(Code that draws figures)
+===+
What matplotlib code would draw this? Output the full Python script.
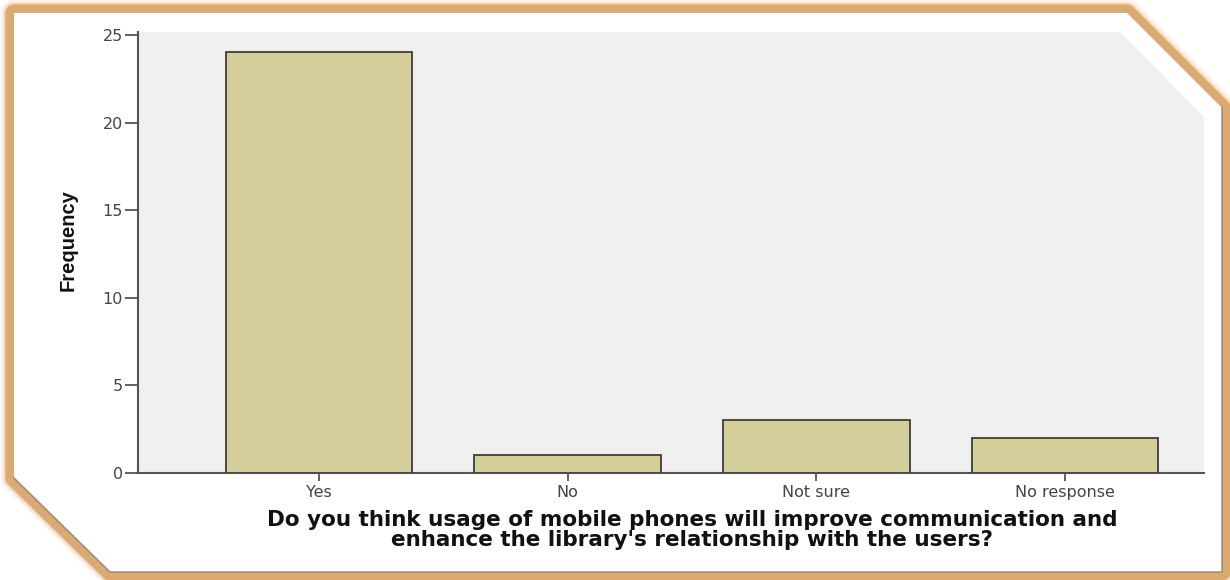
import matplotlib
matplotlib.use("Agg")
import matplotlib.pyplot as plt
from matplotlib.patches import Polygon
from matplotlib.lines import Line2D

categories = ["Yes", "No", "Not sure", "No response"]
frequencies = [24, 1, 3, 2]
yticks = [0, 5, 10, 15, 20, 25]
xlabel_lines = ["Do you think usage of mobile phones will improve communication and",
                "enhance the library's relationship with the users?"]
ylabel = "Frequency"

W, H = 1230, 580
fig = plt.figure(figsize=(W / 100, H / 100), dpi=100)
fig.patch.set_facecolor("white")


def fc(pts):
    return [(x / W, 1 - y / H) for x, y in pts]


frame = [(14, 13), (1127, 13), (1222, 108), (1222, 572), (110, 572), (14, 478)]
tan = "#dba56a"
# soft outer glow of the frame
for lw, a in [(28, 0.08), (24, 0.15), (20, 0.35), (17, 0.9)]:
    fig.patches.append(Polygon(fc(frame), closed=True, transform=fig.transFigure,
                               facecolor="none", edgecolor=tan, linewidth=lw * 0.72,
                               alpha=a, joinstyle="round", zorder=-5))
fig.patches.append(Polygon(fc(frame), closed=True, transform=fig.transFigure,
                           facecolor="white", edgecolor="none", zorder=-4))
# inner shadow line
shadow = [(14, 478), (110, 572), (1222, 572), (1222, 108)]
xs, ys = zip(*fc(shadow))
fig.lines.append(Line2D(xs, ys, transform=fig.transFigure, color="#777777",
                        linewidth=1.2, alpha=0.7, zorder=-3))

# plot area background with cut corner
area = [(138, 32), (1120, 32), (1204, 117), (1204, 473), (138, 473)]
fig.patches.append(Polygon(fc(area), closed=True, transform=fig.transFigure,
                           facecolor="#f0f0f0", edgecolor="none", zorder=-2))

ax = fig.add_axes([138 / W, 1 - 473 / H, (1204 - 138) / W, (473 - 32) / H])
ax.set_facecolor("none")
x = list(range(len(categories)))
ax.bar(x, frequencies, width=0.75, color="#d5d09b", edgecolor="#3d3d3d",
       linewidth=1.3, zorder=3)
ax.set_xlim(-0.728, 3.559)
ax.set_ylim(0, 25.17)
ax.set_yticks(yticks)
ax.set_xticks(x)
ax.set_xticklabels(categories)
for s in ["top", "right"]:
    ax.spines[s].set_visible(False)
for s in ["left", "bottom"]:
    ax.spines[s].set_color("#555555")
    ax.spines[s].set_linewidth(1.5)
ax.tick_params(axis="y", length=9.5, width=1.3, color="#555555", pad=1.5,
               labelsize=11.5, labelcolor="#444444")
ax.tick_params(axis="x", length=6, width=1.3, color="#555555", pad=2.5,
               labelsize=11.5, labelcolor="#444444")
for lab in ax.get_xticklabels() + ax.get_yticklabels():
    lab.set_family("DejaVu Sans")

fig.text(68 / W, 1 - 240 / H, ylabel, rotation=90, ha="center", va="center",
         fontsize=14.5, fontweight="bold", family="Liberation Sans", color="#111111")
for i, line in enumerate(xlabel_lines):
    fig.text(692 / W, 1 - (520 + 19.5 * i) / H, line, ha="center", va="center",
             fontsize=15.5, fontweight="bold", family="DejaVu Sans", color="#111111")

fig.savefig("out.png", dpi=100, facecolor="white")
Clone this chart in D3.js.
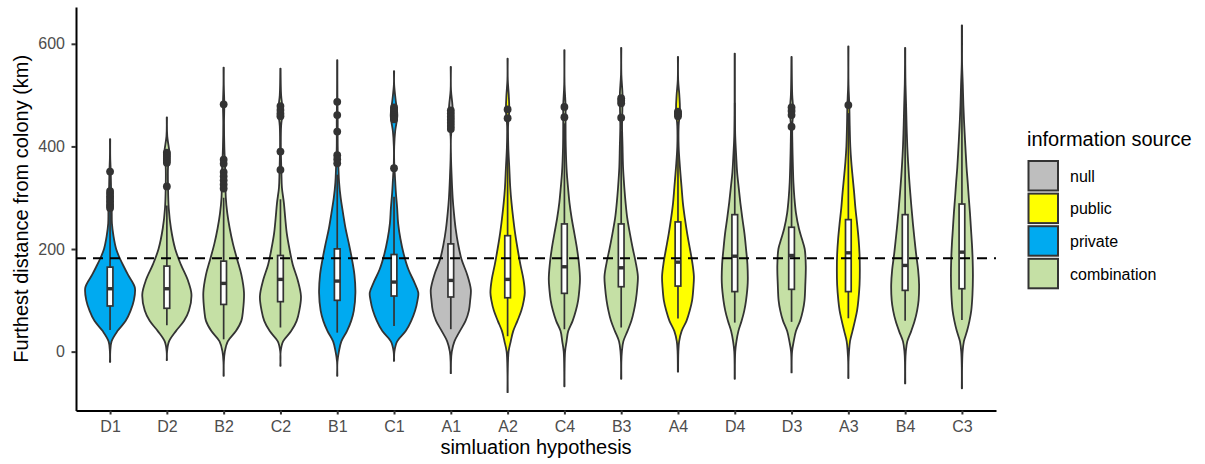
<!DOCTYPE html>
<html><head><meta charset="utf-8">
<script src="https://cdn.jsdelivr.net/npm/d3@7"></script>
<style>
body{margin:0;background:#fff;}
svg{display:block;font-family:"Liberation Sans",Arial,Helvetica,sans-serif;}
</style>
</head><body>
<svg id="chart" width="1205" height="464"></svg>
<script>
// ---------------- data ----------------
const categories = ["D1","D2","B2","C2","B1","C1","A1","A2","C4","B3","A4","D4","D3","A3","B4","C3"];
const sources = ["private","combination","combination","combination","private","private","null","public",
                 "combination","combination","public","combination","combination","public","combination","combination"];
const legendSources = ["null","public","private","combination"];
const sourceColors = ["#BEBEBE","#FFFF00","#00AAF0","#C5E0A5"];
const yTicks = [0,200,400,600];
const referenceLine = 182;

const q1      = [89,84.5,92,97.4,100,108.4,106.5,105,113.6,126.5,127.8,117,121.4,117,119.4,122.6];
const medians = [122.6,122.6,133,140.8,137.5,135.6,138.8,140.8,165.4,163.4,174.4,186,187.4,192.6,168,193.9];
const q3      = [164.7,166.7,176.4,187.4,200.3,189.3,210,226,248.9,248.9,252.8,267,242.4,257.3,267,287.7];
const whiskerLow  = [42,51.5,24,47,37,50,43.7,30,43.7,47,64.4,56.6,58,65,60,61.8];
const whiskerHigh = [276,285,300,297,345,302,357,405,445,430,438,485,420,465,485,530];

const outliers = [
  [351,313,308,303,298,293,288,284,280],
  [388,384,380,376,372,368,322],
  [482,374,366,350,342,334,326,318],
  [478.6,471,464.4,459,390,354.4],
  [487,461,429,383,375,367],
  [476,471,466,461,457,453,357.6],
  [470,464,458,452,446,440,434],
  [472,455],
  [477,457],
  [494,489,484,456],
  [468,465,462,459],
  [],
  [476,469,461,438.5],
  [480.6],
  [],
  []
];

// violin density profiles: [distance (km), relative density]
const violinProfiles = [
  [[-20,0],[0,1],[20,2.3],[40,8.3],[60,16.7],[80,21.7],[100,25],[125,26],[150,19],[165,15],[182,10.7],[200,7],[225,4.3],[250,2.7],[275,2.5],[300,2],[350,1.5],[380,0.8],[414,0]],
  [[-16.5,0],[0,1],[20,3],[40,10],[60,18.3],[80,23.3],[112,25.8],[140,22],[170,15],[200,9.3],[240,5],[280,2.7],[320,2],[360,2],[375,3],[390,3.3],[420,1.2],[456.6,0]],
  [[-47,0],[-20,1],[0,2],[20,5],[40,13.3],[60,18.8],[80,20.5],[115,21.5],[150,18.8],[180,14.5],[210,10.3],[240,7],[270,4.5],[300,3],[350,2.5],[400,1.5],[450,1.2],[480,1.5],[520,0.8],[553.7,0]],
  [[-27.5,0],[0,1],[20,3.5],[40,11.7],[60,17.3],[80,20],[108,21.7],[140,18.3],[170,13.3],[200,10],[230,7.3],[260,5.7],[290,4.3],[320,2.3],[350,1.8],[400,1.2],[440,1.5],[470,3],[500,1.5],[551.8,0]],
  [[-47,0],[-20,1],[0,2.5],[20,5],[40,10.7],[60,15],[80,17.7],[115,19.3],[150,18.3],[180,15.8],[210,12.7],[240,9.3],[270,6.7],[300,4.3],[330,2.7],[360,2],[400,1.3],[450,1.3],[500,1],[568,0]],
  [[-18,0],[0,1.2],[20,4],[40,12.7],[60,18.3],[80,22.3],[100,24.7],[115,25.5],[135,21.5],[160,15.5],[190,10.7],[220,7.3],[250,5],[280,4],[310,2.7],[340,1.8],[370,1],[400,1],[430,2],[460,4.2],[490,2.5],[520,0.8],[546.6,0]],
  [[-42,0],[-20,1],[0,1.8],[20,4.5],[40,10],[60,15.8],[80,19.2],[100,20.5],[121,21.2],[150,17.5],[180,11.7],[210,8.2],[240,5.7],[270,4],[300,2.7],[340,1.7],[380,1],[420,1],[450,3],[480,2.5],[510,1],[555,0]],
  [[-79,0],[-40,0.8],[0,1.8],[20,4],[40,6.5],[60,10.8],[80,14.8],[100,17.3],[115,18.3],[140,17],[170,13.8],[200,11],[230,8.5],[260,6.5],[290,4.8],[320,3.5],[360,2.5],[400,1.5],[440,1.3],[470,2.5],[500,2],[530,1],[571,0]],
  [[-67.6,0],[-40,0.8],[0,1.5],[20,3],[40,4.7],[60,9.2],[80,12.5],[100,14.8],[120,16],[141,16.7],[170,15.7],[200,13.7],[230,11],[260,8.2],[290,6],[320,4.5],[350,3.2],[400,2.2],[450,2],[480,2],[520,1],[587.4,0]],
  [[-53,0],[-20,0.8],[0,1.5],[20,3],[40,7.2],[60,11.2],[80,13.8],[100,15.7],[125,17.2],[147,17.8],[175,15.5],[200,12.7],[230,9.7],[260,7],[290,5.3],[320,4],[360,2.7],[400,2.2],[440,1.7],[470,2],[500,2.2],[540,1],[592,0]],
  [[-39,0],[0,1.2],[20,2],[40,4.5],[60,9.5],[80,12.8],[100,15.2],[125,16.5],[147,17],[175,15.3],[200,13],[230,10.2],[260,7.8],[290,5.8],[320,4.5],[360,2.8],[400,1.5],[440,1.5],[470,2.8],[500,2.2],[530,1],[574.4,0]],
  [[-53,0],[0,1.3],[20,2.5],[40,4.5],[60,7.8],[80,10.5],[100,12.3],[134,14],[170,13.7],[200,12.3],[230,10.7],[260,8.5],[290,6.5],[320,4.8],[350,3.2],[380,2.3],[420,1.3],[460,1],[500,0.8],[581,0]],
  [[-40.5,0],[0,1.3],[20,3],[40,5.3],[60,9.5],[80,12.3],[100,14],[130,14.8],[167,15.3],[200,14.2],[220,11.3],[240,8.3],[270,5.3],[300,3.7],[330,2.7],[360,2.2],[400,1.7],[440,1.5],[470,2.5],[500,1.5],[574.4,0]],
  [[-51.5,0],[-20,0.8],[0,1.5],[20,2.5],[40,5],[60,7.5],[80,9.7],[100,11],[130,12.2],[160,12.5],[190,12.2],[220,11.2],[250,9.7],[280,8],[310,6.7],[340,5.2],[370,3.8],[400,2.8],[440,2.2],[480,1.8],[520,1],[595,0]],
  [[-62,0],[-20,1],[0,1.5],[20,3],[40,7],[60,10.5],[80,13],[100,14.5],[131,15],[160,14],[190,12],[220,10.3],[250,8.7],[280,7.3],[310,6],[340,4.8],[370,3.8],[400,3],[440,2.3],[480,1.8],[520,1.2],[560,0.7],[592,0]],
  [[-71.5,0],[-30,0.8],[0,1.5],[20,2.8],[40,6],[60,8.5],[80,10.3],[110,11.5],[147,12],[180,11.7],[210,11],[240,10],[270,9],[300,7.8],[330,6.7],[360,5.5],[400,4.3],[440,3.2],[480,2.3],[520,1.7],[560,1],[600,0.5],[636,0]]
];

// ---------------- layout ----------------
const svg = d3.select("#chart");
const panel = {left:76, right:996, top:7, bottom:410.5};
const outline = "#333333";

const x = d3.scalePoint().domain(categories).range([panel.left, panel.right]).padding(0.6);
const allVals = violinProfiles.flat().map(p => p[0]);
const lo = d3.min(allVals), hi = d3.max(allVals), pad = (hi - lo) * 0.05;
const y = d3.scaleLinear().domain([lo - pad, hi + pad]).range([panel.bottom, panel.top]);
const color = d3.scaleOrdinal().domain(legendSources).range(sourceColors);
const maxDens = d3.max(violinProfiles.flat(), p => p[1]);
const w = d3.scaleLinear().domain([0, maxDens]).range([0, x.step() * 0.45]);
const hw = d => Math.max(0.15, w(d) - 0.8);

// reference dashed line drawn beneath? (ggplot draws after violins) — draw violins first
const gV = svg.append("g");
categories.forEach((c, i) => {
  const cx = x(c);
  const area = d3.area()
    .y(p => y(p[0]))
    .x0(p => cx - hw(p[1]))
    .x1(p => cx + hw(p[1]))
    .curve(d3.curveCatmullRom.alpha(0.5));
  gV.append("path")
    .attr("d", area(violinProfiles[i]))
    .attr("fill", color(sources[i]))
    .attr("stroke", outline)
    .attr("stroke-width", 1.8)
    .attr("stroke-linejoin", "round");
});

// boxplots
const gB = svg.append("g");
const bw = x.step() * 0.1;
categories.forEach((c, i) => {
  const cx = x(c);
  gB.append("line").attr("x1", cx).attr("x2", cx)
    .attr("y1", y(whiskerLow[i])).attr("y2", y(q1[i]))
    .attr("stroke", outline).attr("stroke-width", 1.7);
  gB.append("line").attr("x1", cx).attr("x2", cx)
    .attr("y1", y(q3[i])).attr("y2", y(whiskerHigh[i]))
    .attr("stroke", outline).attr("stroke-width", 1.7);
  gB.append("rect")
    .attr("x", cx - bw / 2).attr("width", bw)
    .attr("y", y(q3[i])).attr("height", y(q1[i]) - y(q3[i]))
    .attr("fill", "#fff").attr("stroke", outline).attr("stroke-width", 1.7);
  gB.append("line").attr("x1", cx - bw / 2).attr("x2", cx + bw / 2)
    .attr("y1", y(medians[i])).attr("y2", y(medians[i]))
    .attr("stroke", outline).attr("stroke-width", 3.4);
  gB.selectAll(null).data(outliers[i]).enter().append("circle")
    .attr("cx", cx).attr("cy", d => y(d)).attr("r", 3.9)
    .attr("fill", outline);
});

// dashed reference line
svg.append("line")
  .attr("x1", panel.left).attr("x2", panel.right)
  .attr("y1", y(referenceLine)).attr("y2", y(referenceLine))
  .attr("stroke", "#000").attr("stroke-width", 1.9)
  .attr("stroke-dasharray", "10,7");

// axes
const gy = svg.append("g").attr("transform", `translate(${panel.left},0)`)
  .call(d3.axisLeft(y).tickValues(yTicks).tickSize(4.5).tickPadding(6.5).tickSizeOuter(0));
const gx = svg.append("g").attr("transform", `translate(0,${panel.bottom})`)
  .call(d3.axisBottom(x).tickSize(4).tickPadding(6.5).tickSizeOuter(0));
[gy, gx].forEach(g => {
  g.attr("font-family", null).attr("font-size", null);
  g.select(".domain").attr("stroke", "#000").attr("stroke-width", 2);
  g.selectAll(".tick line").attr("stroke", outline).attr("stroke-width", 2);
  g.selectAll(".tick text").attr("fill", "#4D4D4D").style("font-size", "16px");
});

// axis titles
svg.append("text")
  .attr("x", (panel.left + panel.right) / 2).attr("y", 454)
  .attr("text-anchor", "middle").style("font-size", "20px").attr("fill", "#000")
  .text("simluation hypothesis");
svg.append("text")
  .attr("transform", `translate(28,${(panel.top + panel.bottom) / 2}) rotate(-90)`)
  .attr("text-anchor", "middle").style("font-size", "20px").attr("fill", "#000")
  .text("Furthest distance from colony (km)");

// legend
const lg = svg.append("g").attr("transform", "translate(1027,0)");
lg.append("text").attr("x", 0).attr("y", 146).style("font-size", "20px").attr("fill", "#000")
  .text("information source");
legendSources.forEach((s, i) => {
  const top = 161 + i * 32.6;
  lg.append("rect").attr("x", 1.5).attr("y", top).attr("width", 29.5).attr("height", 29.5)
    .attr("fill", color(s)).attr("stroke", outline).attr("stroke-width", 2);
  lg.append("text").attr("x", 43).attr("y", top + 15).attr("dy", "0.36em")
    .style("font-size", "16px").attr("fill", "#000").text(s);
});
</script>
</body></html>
+===+
- _Short task_
The lines from the start of the data through the line that contains "from matplotlib.lines import Line2D" are to be returned exactly, please, with both ends included and every picture left out.

- _Response to this task_
What matplotlib code would draw this? Output the full Python script.
import matplotlib
matplotlib.use("Agg")
import matplotlib.pyplot as plt
from matplotlib.patches import Polygon
from matplotlib.lines import Line2D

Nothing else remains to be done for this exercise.